Since time-ordered data models are common in our environment(s), I believe TWCS warrants an investigation.
Status
Tables that have been converted to date.
Conversion date | Tables | |
---|---|---|
2016-10-12 | local_group_wiktionary_T_parsoid_html.data | SSTables/read, SSTable count (large spikes are the result of repair testing) |
2016-10-13 | local_group_wikimedia_T_parsoid_html.data | SSTables/read, SSTable count |
2016-10-19 | local_group_wikipedia_T_parsoid_html.data | SSTables/read. SSTable count |
2016-10-27 | local_group_*_T_mobileapps_{lead,remaining}.data | |
2016-11-07 | local_group_*_T_title__revisions.{data,idx_by_rev_ever} | |
Tombstone GC
One of the primary hopes for TWCS, was that when combined with repair, out-of-order writes could be confined to the STCS-compacted current window. For repairs completed within the compaction_window_size, overlap could be largely eliminated before the outgoing window's major compaction, and droppable tombstones thus kept to a minimum. That may continue to be an option for some subset of tables, but testing conducted as part of T113805 would suggest it is unlikely that we have the overhead to complete frequent repairs of more than a subset of our data.

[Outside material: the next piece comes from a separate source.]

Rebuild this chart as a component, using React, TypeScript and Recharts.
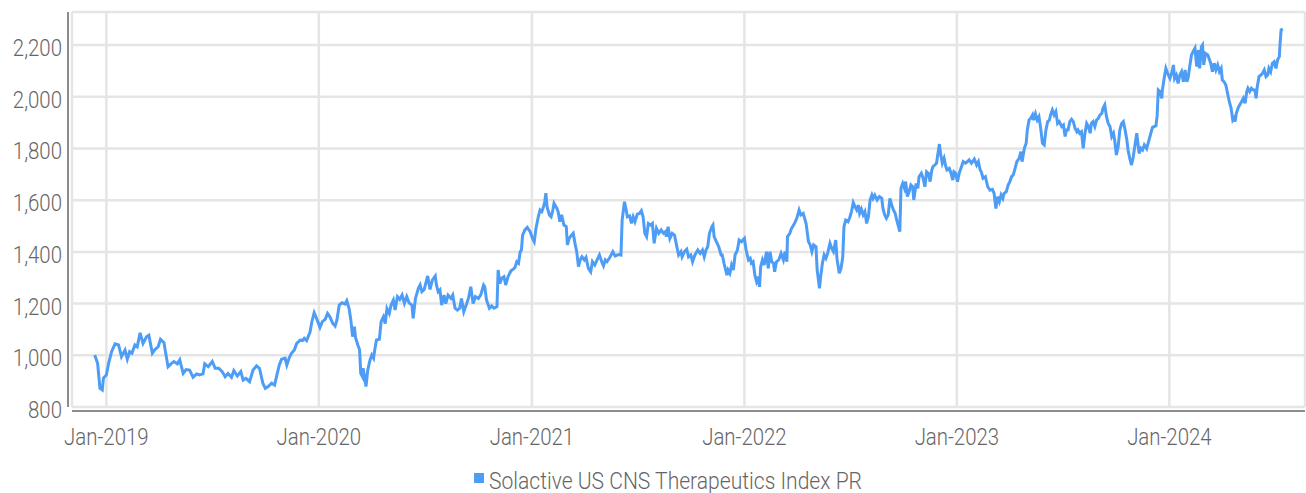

However, starting in the comments here, are the results of user-defined compaction tests that collapse the N oldest windows, resulting in significant collection of tombstones. User-defined compactions of this kind would be straightforward to script, are not impactful, and have the added benefit of bounding the number of SSTables (and as a result, the SSTables/read).
Update: 2016-11-29
A proof-of-concept script has been put in place, running out of my (@Eevans) crontab, that performs the user-defined compactions described above (as a limited trial). We should revisit this in a month or so, and if it continues to produce favorable results (and no better alternative presents itself in the meantime) then we can properly operationalize this.